Monday, Dec. 24, 1934

Santa Anita

Never sufficiently publicized to suit themselves, cinema celebrities will stop at nothing to get their pictures into the papers. They will, even as two cinemactresses did within the fortnight, molest dumb animals of great value, at the risk of being arrested.

At Arcadia, Calif., the newest and most elaborate racetrack in the U. S., Santa Anita Park, will open for a 53-day meet on Christmas Day. In the feature race of the meet, the Santa Anita Handicap, a dozen of the most famed horses in the world, including Equipoise, Twenty Grand, Mate, Cavalcade, Statesman and Head Play, will run for the biggest purse ($100,000 added) offered this year. Lest these facts escape the attention of the U. S. sporting public, Cinemactress Marian Marsh last fortnight visited Santa Anita to have herself photographed with Head Play. Annoyed by her posturings, Head Play bit her on the shoulder. Last week, apparently less dismayed by Miss Marsh's experience than encouraged by the commotion it caused, Cinemactress Inez Courtney visited the track to hang an enormous wreath on Twenty Grand. Twenty Grand failed to oblige the photographers and pressagents by taking so much as a nip at Miss Courtney.

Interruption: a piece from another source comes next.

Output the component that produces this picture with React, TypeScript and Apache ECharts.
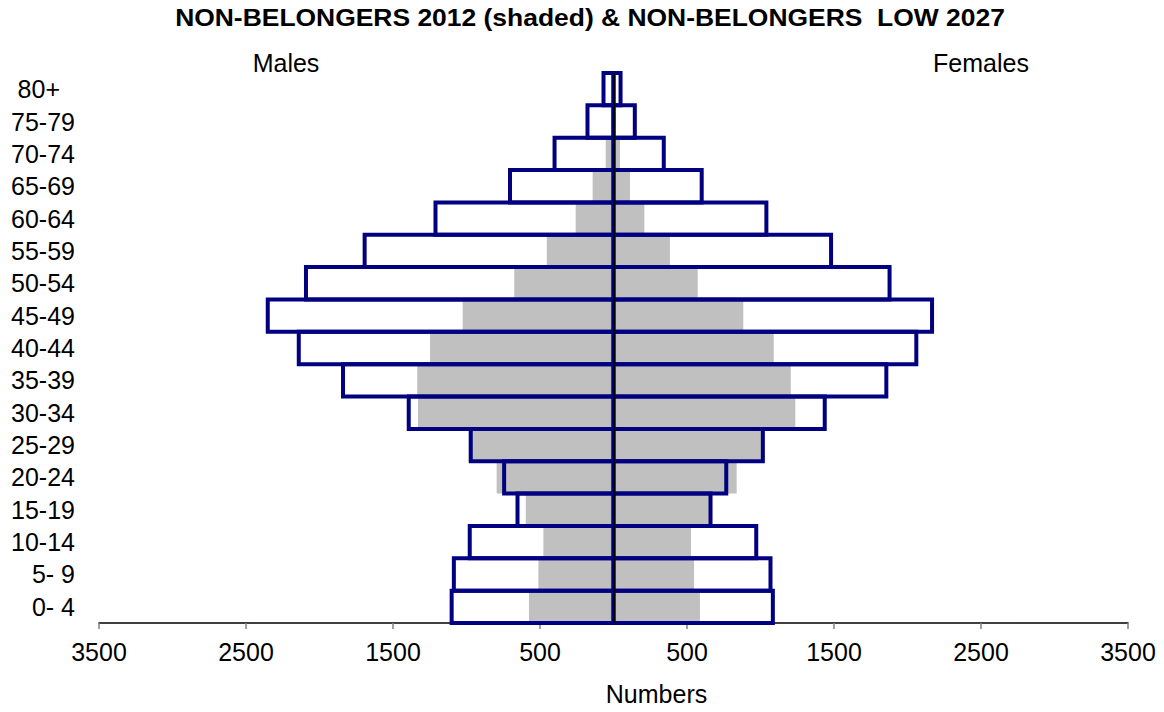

When, after 25 years, betting at race tracks was legalized in California last year, sportsmen all over the State were in a dither to start a track. Cineman Hal Roach (Our Gang Comedies), who plays better polo than most of his confreres, wanted one near Los Angeles. Dr. Charles H. Strub, onetime dentist who made his fortune with a chain of painless extraction parlors and later owned the San Francisco baseball club, wanted one at San Francisco. But onetime Newsboy William P. Kyne got ahead of him with Bay Meadows at San Mateo, which last week ended its successful first meet. Producer Roach and Dr. Strub got together, raised $1,250,000, bought 210 acres of the famed Santa Anita Rancho at Arcadia where 40 years ago the late Elias Jackson ("Lucky") Baldwin bred racehorses and where four of his American Derby winners* are buried under a concrete Maltese Cross, replica of his racing emblem. Since last March, workmen have been busy making Santa Anita one of the best equipped racing plants in the U. S. If all works out as its sponsors hope, the new venture should some day rank with Saratoga and Belmont.

To avoid disputes, the last few yards of every race at Santa Anita will be photographed by a camera with a shutter which operates at 120 frames a second. The pictures, developed within three minutes, will determine the official result. Electric devices will time every race to within 1,100 of a second. For bettors, Santa Anita will have a $250,000 "totalizator" to estimate pari-mutuel odds. Santa Anita's stables will accommodate 1,200 horses. Its aquamarine grandstand, facing the snow-capped Sierra Madre mountains, will seat 60,000. Box seats for the opening were sold out before the boxes were built. Club memberships, which cost $250 each, are limited to 500, of which all were sold as soon as the project started. In the clubhouse, members can drink at a modernistic bar, step outside to watch the races from their balcony boxes. Before each race, all the horses entered will visit a special circular "receiving barn," from which owners and handlers are excluded and in which officials will make sure the animals are not doped. The public will watch them saddled in a paddock landscaped with potted orange trees. The trees will have nets over them to keep visitors from eating the oranges.

The Santa Anita Handicap to be run Feb. 23 will not only be the season's richest race but, if all the horses named run in it, one of the most interesting. Horses from England (Statesman), Australia (Pillow Flight) and Canada (Trombone) are entered. For U. S. horsemen it will settle a three-year-old argument as to the merits of Mate (shipped back from England last fortnight), Twenty Grand (brought out of retirement for the race) and Equipoise. For Equipoise or Mate victory in the Santa Anita Handicap means beating Sun Beau's record winnings of $376,744. Last week, at Lexington, Ky., accompanied by his Schnauzer, eleven other horses and ten attendants, Equipoise boarded his special car for Los Angeles.

*Volante, 1885; Silver Cloud, 1886; Emperor of Norfolk, 1888; Key el Santa Anita, 1894.